→ TASK INPUTS:
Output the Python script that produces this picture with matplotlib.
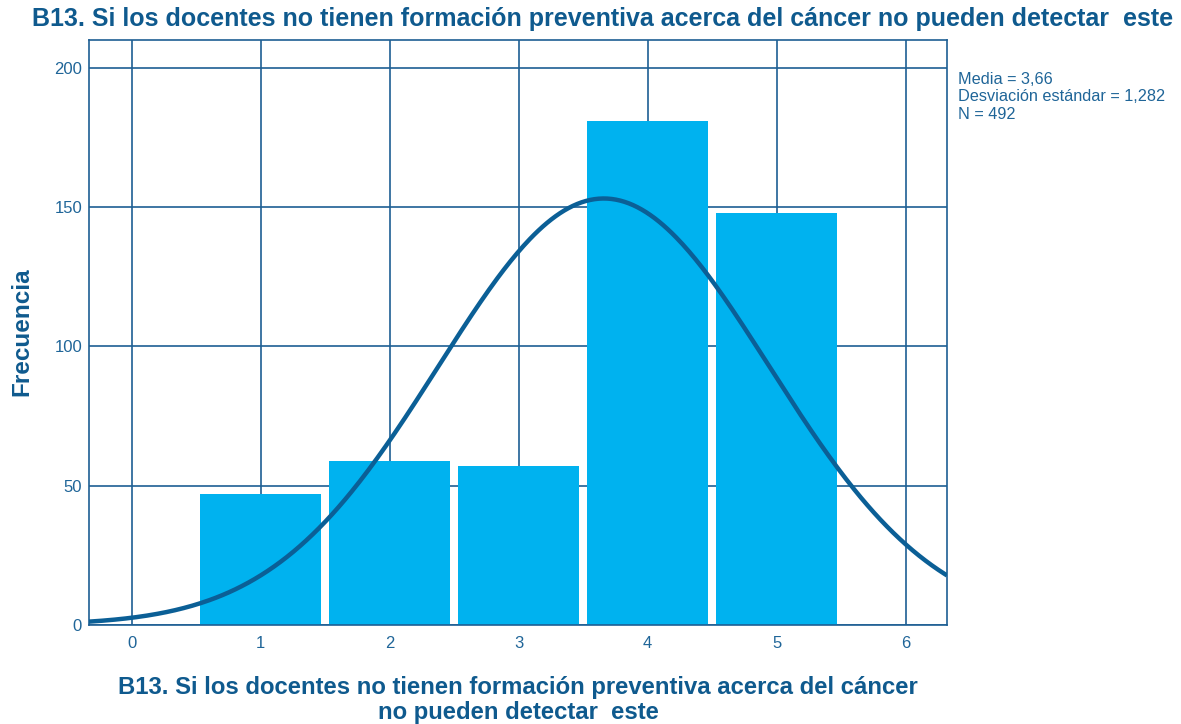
import matplotlib.pyplot as plt
import numpy as np

# Histogram of B13 responses
categories = [1, 2, 3, 4, 5]
counts = [47, 59, 57, 181, 148]
media = 3.66
desv = 1.282
n = 492

title = "B13. Si los docentes no tienen formación preventiva acerca del cáncer no pueden detectar  este"
xlabel = "B13. Si los docentes no tienen formación preventiva acerca del cáncer\nno pueden detectar  este"

bar_color = "#00b2ef"
line_color = "#0b5f96"
grid_color = "#1e5f94"
text_color = "#0f5a8e"

plt.rcParams['font.family'] = ['Liberation Sans', 'DejaVu Sans']

fig = plt.figure(figsize=(11.81, 7.24), dpi=100)
W, H = 1181, 724
ax = fig.add_axes([89 / W, 99 / H, 858 / W, 585 / H])

ax.set_axisbelow(True)
ax.grid(True, color=grid_color, linewidth=1.2)
ax.bar(categories, counts, width=0.94, color=bar_color, zorder=2)

# normal curve from the stats shown
xs = np.linspace(-0.33, 6.32, 400)
ys = n * np.exp(-0.5 * ((xs - media) / desv) ** 2) / (desv * np.sqrt(2 * np.pi))
ax.plot(xs, ys, color=line_color, linewidth=3.2, zorder=3, solid_capstyle='butt')

ax.set_xlim(-0.33, 6.32)
ax.set_ylim(0, 210)
ax.set_xticks(range(0, 7))
ax.set_yticks([0, 50, 100, 150, 200])
ax.tick_params(colors="#1f6598", labelsize=12, length=0)
ax.tick_params(axis='y', pad=5)
ax.tick_params(axis='x', pad=8)
for s in ax.spines.values():
    s.set_color(grid_color)
    s.set_linewidth(1.2)

fig.text(22 / W, 1 - 332 / H, "Frecuencia", rotation=90, ha='center', va='center',
         fontsize=17.5, fontweight='bold', color=text_color)
fig.text(518 / W, 1 - 700 / H, xlabel, ha='center', va='center', fontsize=17.2,
         fontweight='bold', color=text_color, linespacing=1.1)

fig.text(603 / W, 1 - 19 / H, title, ha='center', va='center', fontsize=18,
         fontweight='bold', color=text_color)

fig.text(958 / W, 1 - 72 / H,
         "Media = 3,66\nDesviación estándar = 1,282\nN = 492",
         ha='left', va='top', fontsize=11.7, color="#1f6598", linespacing=1.2)

fig.savefig("out.png", dpi=100)
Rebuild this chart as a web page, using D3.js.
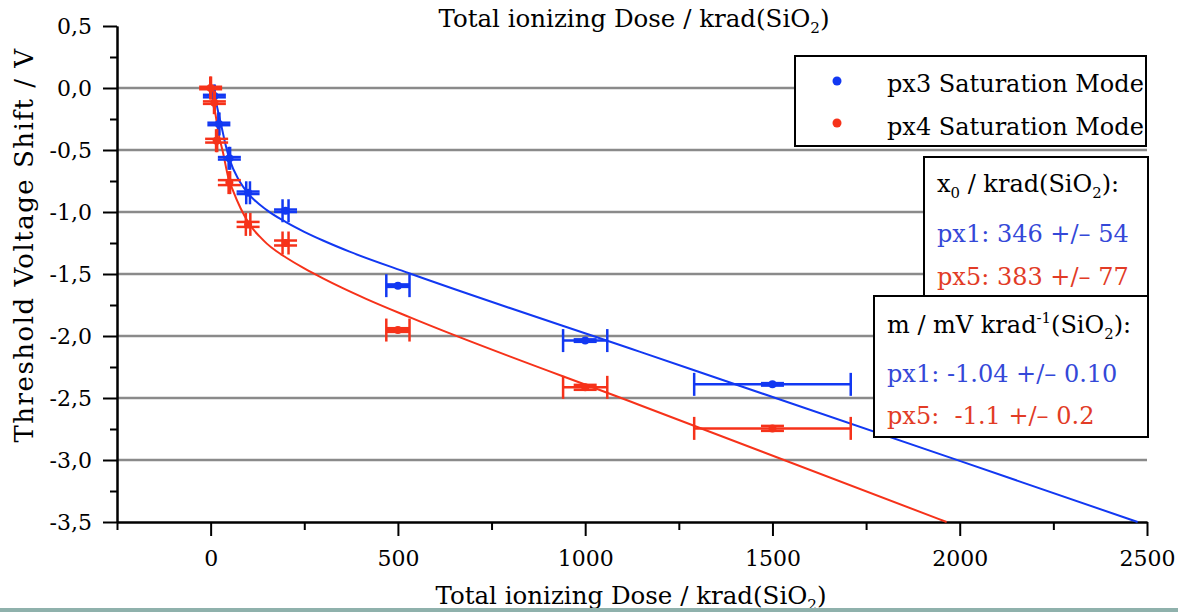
<!DOCTYPE html>
<html>
<head>
<meta charset="utf-8">
<script src="https://cdn.jsdelivr.net/npm/d3@7"></script>
<style>
  body { margin: 0; background: #fff; }
  svg text { font-family: "DejaVu Serif", "Liberation Serif", serif; white-space: pre; }
</style>
</head>
<body>
<script>
// measured points, px3 (blue) and px4 (red)
const doseBlue = [10, 22, 50, 100, 200, 500, 1000, 1500];
const shiftBlue = [-0.065, -0.29, -0.567, -0.845, -0.99, -1.594, -2.037, -2.39];
const doseErrBlue = [1, 1.5, 2, 5, 8, 31, 59, 209];
const shiftErrBlue = [0.01, 0.01, 0.01, 0.01, 0.01, 0.01, 0.01, 0.01];

const doseRed = [0, 10, 16, 50, 100, 200, 500, 1000, 1500];
const shiftRed = [0, -0.118, -0.425, -0.763, -1.10, -1.25, -1.952, -2.414, -2.745];
const doseErrRed = [1, 1, 1.5, 2, 6, 8, 31, 59, 209];
const shiftErrRed = [0.01, 0.01, 0.015, 0.02, 0.02, 0.02, 0.015, 0.02, 0.02];

// fit curves
const fitDoseBlue = [0, 8, 15, 22, 29, 40, 51, 75, 100, 150, 200, 250, 300, 371, 530, 1145, 2000, 2475];
const fitShiftBlue = [0, -0.04, -0.12, -0.22, -0.31, -0.46, -0.58, -0.74, -0.85, -0.985, -1.08, -1.16, -1.23, -1.32, -1.494, -2.126, -3.007, -3.5];
const fitDoseRed = [0, 3, 8, 15, 22, 33, 47, 60, 80, 100, 115, 130, 150, 175, 200, 250, 300, 350, 415, 531, 1145, 1965];
const fitShiftRed = [0, -0.03, -0.12, -0.25, -0.38, -0.52, -0.72, -0.83, -0.97, -1.08, -1.145, -1.195, -1.255, -1.315, -1.365, -1.455, -1.535, -1.61, -1.70, -1.848, -2.556, -3.5];

const xTicks = [0, 500, 1000, 1500, 2000, 2500];
const xMinorTicks = [-250, 250, 750, 1250, 1750, 2250];
const yTicks = [0.5, 0, -0.5, -1, -1.5, -2, -2.5, -3, -3.5];
const yMinorTicks = [0.25, -0.25, -0.75, -1.25, -1.75, -2.25, -2.75, -3.25];
const gridValues = [0, -0.5, -1, -1.5, -2, -2.5, -3];

const blue = "#1238f2";
const red = "#f6321a";
const blueText = "#3448d8";
const redText = "#e23b26";

const svgWidth = 1178;
const svgHeight = 612;
const fmt = d3.formatLocale({decimal: ",", thousands: ".", grouping: [3], currency: ["", ""], minus: "-"}).format(".1f");

const svg = d3.select("body").append("svg")
    .attr("width", svgWidth)
    .attr("height", svgHeight);

svg.append("rect").attr("width", svgWidth).attr("height", svgHeight).attr("fill", "#fff");

const x = d3.scaleLinear().domain([-250, 2500]).range([117, 1147]);
const y = d3.scaleLinear().domain([-3.5, 0.5]).range([522, 26]);

// grid
svg.append("g").selectAll("line")
    .data(gridValues)
    .join("line")
    .attr("x1", x(-250)).attr("x2", x(2500))
    .attr("y1", d => y(d)).attr("y2", d => y(d))
    .attr("stroke", "#8a8a8a")
    .attr("stroke-width", 2.5);

// axes
function styleAxis(g) {
    g.attr("font-family", null);
    g.select(".domain").attr("stroke", "#000").attr("stroke-width", 2);
    g.selectAll(".tick line").attr("stroke", "#000").attr("stroke-width", 2);
    g.selectAll(".tick text").attr("fill", "#000").style("font-size", "22px");
}

svg.append("g")
    .attr("transform", `translate(0, ${y(-3.5)})`)
    .call(d3.axisBottom(x).tickValues(xMinorTicks).tickSize(8).tickSizeOuter(0).tickFormat(""))
    .call(styleAxis);
svg.append("g")
    .attr("transform", `translate(0, ${y(-3.5)})`)
    .call(d3.axisBottom(x).tickValues(xTicks).tickSize(14).tickSizeOuter(0).tickPadding(14).tickFormat(d => d))
    .call(styleAxis);

svg.append("g")
    .attr("transform", `translate(${x(-250)}, 0)`)
    .call(d3.axisLeft(y).tickValues(yMinorTicks).tickSize(7).tickSizeOuter(0).tickFormat(""))
    .call(styleAxis);
svg.append("g")
    .attr("transform", `translate(${x(-250)}, 0)`)
    .call(d3.axisLeft(y).tickValues(yTicks).tickSize(14).tickSizeOuter(0).tickPadding(11).tickFormat(fmt))
    .call(styleAxis);

// fit curves
const line = d3.line()
    .x(d => x(d[0]))
    .y(d => y(d[1]))
    .curve(d3.curveMonotoneX);

svg.append("path")
    .attr("d", line(d3.zip(fitDoseBlue, fitShiftBlue)))
    .attr("fill", "none").attr("stroke", blue).attr("stroke-width", 2);
svg.append("path")
    .attr("d", line(d3.zip(fitDoseRed, fitShiftRed)))
    .attr("fill", "none").attr("stroke", red).attr("stroke-width", 2);

// points with error bars
const cap = 11.5;
function drawSeries(dose, shift, doseErr, shiftErr, color) {
    const data = dose.map((d, i) => ({d: d, v: shift[i], dx: doseErr[i], dy: shiftErr[i]}));
    const g = svg.append("g").attr("stroke", color).attr("stroke-width", 2.5);
    const pt = g.selectAll("g").data(data).join("g");

    pt.append("line")
        .attr("x1", p => x(p.d - p.dx)).attr("x2", p => x(p.d + p.dx))
        .attr("y1", p => y(p.v)).attr("y2", p => y(p.v));
    pt.append("line")
        .attr("x1", p => x(p.d - p.dx)).attr("x2", p => x(p.d - p.dx))
        .attr("y1", p => y(p.v) - cap).attr("y2", p => y(p.v) + cap);
    pt.append("line")
        .attr("x1", p => x(p.d + p.dx)).attr("x2", p => x(p.d + p.dx))
        .attr("y1", p => y(p.v) - cap).attr("y2", p => y(p.v) + cap);

    pt.append("line")
        .attr("x1", p => x(p.d)).attr("x2", p => x(p.d))
        .attr("y1", p => y(p.v - p.dy)).attr("y2", p => y(p.v + p.dy));
    pt.append("line")
        .attr("x1", p => x(p.d) - cap).attr("x2", p => x(p.d) + cap)
        .attr("y1", p => y(p.v - p.dy)).attr("y2", p => y(p.v - p.dy));
    pt.append("line")
        .attr("x1", p => x(p.d) - cap).attr("x2", p => x(p.d) + cap)
        .attr("y1", p => y(p.v + p.dy)).attr("y2", p => y(p.v + p.dy));

    pt.append("circle")
        .attr("cx", p => x(p.d)).attr("cy", p => y(p.v))
        .attr("r", 4)
        .attr("fill", color).attr("stroke", "none");
}
drawSeries(doseBlue, shiftBlue, doseErrBlue, shiftErrBlue, blue);
drawSeries(doseRed, shiftRed, doseErrRed, shiftErrRed, red);

// text with sub / superscripts
function rich(text, parts, size) {
    let shift = 0;
    parts.forEach(([t, mode]) => {
        const target = mode === "sub" ? 6 : mode === "sup" ? -10 : 0;
        const ts = text.append("tspan").attr("dy", target - shift).text(t);
        if (mode) ts.style("font-size", (size * 0.62) + "px");
        shift = target;
    });
    return text;
}

const doseLabel = [["Total ionizing Dose / krad(SiO"], ["2", "sub"], [")"]];

rich(svg.append("text")
    .attr("x", 634).attr("y", 27)
    .attr("text-anchor", "middle")
    .style("font-size", "24.5px"), doseLabel, 24.5);

rich(svg.append("text")
    .attr("x", 631).attr("y", 604)
    .attr("text-anchor", "middle")
    .style("font-size", "24.5px"), doseLabel, 24.5);

svg.append("text")
    .attr("transform", "translate(33, 245) rotate(-90)")
    .attr("text-anchor", "middle")
    .style("font-size", "26px").style("letter-spacing", "1.5px")
    .text("Threshold Voltage Shift / V");

// legend
const fs = 24;
const legend = svg.append("g");
legend.append("rect")
    .attr("x", 795).attr("y", 56).attr("width", 351).attr("height", 90)
    .attr("fill", "#fff").attr("stroke", "#000").attr("stroke-width", 2);
legend.append("circle").attr("cx", 837).attr("cy", 81).attr("r", 4.5).attr("fill", blue);
legend.append("circle").attr("cx", 837).attr("cy", 123).attr("r", 4.5).attr("fill", red);
legend.append("text").attr("x", 887).attr("y", 92)
    .style("font-size", fs + "px")
    .text("px3 Saturation Mode");
legend.append("text").attr("x", 887).attr("y", 135)
    .style("font-size", fs + "px")
    .text("px4 Saturation Mode");

// fit parameter boxes
const box1 = svg.append("g");
box1.append("rect")
    .attr("x", 924).attr("y", 157).attr("width", 224).attr("height", 150)
    .attr("fill", "#fff").attr("stroke", "#000").attr("stroke-width", 2);
rich(box1.append("text").attr("x", 937).attr("y", 192)
    .style("font-size", fs + "px"),
    [["x"], ["0", "sub"], [" / krad(SiO"], ["2", "sub"], ["):"]], fs);
box1.append("text").attr("x", 937).attr("y", 242)
    .style("font-size", fs + "px").attr("fill", blueText)
    .text("px1: 346 +/\u2013 54");
box1.append("text").attr("x", 937).attr("y", 285)
    .style("font-size", fs + "px").attr("fill", redText)
    .text("px5: 383 +/\u2013 77");

const box2 = svg.append("g");
box2.append("rect")
    .attr("x", 874).attr("y", 296).attr("width", 274).attr("height", 141)
    .attr("fill", "#fff").attr("stroke", "#000").attr("stroke-width", 2);
rich(box2.append("text").attr("x", 887).attr("y", 333)
    .style("font-size", fs + "px"),
    [["m / mV krad"], ["-1", "sup"], ["(SiO"], ["2", "sub"], ["):"]], fs);
box2.append("text").attr("x", 887).attr("y", 382)
    .style("font-size", fs + "px").attr("fill", blueText)
    .text("px1: -1.04 +/\u2013 0.10");
box2.append("text").attr("x", 887).attr("y", 424)
    .style("font-size", fs + "px").attr("fill", redText)
    .text("px5:  -1.1 +/\u2013 0.2");

// strip along the bottom edge
svg.append("rect")
    .attr("x", 0).attr("y", 608).attr("width", svgWidth).attr("height", 4)
    .attr("fill", "#8fb1ac");
</script>
</body>
</html>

→ STATED TASK:
Within the listing above, find every line containing the string "this" and return it.

→ EXPECTED ANSWER:
Output the Python script that produces this picture with matplotlib.
Rebuild this chart as a web page, using D3.js.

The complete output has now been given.